The evolutionary human instinct to follow the dominant and ignore the vulnerable is one which defies replacement by artifice and societal niceties; suddenly, the star employee has found disfavor, and it matters not whether the fault can be attributed to laziness, incompetence — or a medical condition which cannot be controlled or helped.

OPM Federal Disability Retirement is an employment benefit which accompanies all Federal and Postal employees who are under FERS, CSRS or CSRS Offset; it allows for Federal and Postal employees who can no longer perform one or more of the essential elements of one’s job, because of a medical condition, to obtain an annuity in order to move forward in one’s life.  Once obtained, there is a possibility for a second vocation, and to earn up to 80% of what one’s (now former) Federal or Postal position currently pays, on top of the Federal Disability annuity itself.

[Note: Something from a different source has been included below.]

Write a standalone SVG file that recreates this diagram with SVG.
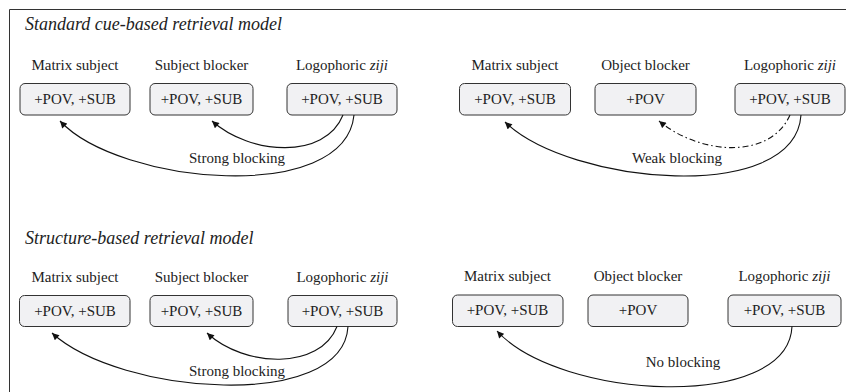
<svg xmlns="http://www.w3.org/2000/svg" width="846" height="392" viewBox="0 0 846 392">
<style>
.t{font-family:'Liberation Serif','DejaVu Serif',serif;font-size:15px;fill:#222;text-anchor:middle}
.h{font-family:'Liberation Serif','DejaVu Serif',serif;font-size:18px;font-style:italic;fill:#222}
.i{font-style:italic}
.b{fill:#f1f1f3;stroke:#333;stroke-width:1}
.c{fill:none;stroke:#111;stroke-width:1.1}
.d{stroke-dasharray:6,3,1.5,3}
</style>
<defs>
<marker id="ah" viewBox="0 0 10 10" refX="10" refY="5" markerWidth="8" markerHeight="7" markerUnits="userSpaceOnUse" orient="auto">
<path d="M0,0 L10,5 L0,10 z" fill="#111"/>
</marker>
</defs>
<rect width="846" height="392" fill="#fff"/>
<path d="M9.5,392 V9.5 H846" fill="none" stroke="#333" stroke-width="1"/>
<text class="h" x="25" y="30">Standard cue-based retrieval model</text>
<text class="h" x="25" y="244">Structure-based retrieval model</text>

<g id="top-matrix"><text class="t" x="75" y="70">Matrix subject</text><rect class="b" x="20" y="83.5" width="110" height="31.5" rx="5"/><text class="t" x="75" y="104">+POV, +SUB</text></g>
<g id="top-subject-blocker"><text class="t" x="201.5" y="70">Subject blocker</text><rect class="b" x="150" y="83.5" width="103" height="31.5" rx="5"/><text class="t" x="201.5" y="104">+POV, +SUB</text></g>
<g id="top-ziji-1"><text class="t" x="342" y="70">Logophoric <tspan class="i">ziji</tspan></text><rect class="b" x="287" y="83.5" width="110" height="31.5" rx="5"/><text class="t" x="342" y="104">+POV, +SUB</text></g>
<g id="top-matrix-2"><text class="t" x="515" y="70">Matrix subject</text><rect class="b" x="459.5" y="83.5" width="111" height="31.5" rx="5"/><text class="t" x="515" y="104">+POV, +SUB</text></g>
<g id="top-object-blocker"><text class="t" x="645.5" y="70">Object blocker</text><rect class="b" x="595" y="83.5" width="101" height="31.5" rx="5"/><text class="t" x="645.5" y="104">+POV</text></g>
<g id="top-ziji-2"><text class="t" x="790" y="70">Logophoric <tspan class="i">ziji</tspan></text><rect class="b" x="735" y="83.5" width="110" height="31.5" rx="5"/><text class="t" x="790" y="104">+POV, +SUB</text></g>

<g id="bot-matrix"><text class="t" x="75" y="282">Matrix subject</text><rect class="b" x="19.5" y="295.5" width="110.5" height="31" rx="5"/><text class="t" x="75" y="316">+POV, +SUB</text></g>
<g id="bot-subject-blocker"><text class="t" x="201.5" y="282">Subject blocker</text><rect class="b" x="150" y="295.5" width="103" height="31" rx="5"/><text class="t" x="201.5" y="316">+POV, +SUB</text></g>
<g id="bot-ziji-1"><text class="t" x="342.5" y="282">Logophoric <tspan class="i">ziji</tspan></text><rect class="b" x="288" y="295.5" width="109" height="31" rx="5"/><text class="t" x="342.5" y="316">+POV, +SUB</text></g>
<g id="bot-matrix-2"><text class="t" x="507.5" y="281">Matrix subject</text><rect class="b" x="452.5" y="295" width="110.5" height="31.5" rx="5"/><text class="t" x="507.5" y="315">+POV, +SUB</text></g>
<g id="bot-object-blocker"><text class="t" x="638" y="281">Object blocker</text><rect class="b" x="588" y="295" width="100" height="31.5" rx="5"/><text class="t" x="638" y="315">+POV</text></g>
<g id="bot-ziji-2"><text class="t" x="784.5" y="281">Logophoric <tspan class="i">ziji</tspan></text><rect class="b" x="728" y="295" width="113" height="31.5" rx="5"/><text class="t" x="784.5" y="315">+POV, +SUB</text></g>

<g id="connectors">
<path class="c" d="M354,115 C345,205 120,185 60,121" marker-end="url(#ah)"/>
<path class="c" d="M343,115 C325,160 250,155 212,121" marker-end="url(#ah)"/>
<text class="t" x="237" y="163">Strong blocking</text>
<path class="c" d="M801,115 C795,205 570,185 505,122" marker-end="url(#ah)"/>
<path class="c d" d="M790,115 C770,160 700,155 659,121" marker-end="url(#ah)"/>
<text class="t" x="677" y="163">Weak blocking</text>
<path class="c" d="M348,326.5 C343,412 120,395 52,333" marker-end="url(#ah)"/>
<path class="c" d="M337,326.5 C320,370 245,368 207,333" marker-end="url(#ah)"/>
<text class="t" x="237" y="376">Strong blocking</text>
<path class="c" d="M792,326.5 C788,412 560,400 497,331" marker-end="url(#ah)"/>
<text class="t" x="683" y="367">No blocking</text>
</g>
</svg>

As man lives no more in the wilds of pure survivability, where beast and burdens of hunger have been replaced by white collars and polite salutations of meaningless vacuity; so the appearance of empathy and magnanimity of intent may mask, for a time, the scent of decay; until the pounding hoof prints fade in the settling dust of that herd which sensed the vulnerability, where the howling pack of wolves and wild beasts come gathering in the twilight of snarling tensions; and standing still in a forest of wild beasts will not save the doe from the savagery of civilized society; for, while headlight hunting may be outlawed, it is the frozen deer in the headlights which waits upon a desolate tundra while the scavengers await the reaching arms of the scent of decay.